En 2023, le gouvernement prévoit plutôt une aide ciblée sur les automobilistes "qui ont du mal à joindre les deux bouts", comme l'a affirmé le ministre des Comptes publics Gabriel Attal.
- Pas de pénurie -
En baisse continue depuis la mi-octobre, le gazole s'affichait la semaine dernière à la pompe à un prix moyen national de 1,8319 euro le litre, soit 3,59 centimes de moins que la précédente, selon des chiffres du ministère de la Transition écologique arrêtés vendredi et publiés lundi. L'essence sans plomb 95, stable, coûtait en moyenne 1,6797 euro le litre, et le sans plomb 95-E10 à 1,6222 euro était en légère hausse à 1,74 centime.
Lundi, près de 13% des stations-service françaises étaient même totalement à sec, selon des données transmises par les stations sur le site prix-carburants.gouv.fr.

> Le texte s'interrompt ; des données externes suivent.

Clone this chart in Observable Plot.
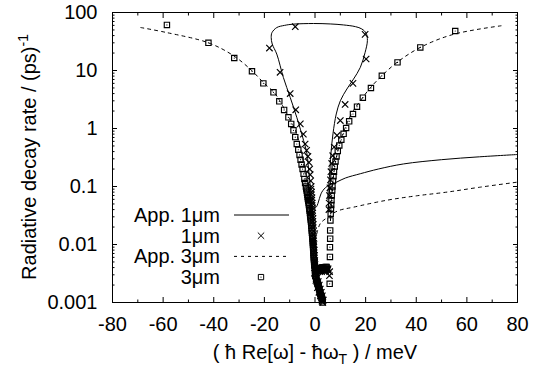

Dans 17 départements, plus de 40% des stations manquaient soit d'essence, soit de gazole, avec de fortes disparités régionales.
La plupart des départements de région parisienne faisaient état de carences: la Seine-Saint-Denis (49,5% de stations affectées), le Val d'Oise (46%), les Yvelines (45%) ou encore Paris (43,6%).
Et en Auvergne-Rhône-Alpes, 58% des stations du Puy-de-Dôme manquaient d'au moins un type de carburant, et 46% dans le Rhône où la raffinerie de Feyzin (TotalEnergies), dernière en grève, a suspendu le mouvement le 8 novembre.
"Vous ne réapprovisionnez pas instantanément un ensemble de stations-service", souligne Francis Pousse, qui se refuse à parler de pénurie en France.
"Les camions recommencent à rouler depuis ce matin pour réapprovisionner les stations-service", précise-t-il, et par ailleurs, "la consommation de carburant devrait largement ralentir à partir de mercredi" avec la baisse des remises à la pompe.
De son côté, le gouvernement n'a plus communiqué de chiffres sur les ruptures de carburants depuis le 21 octobre, après que des analyses de médias ont montré une sous-estimation de la pénurie.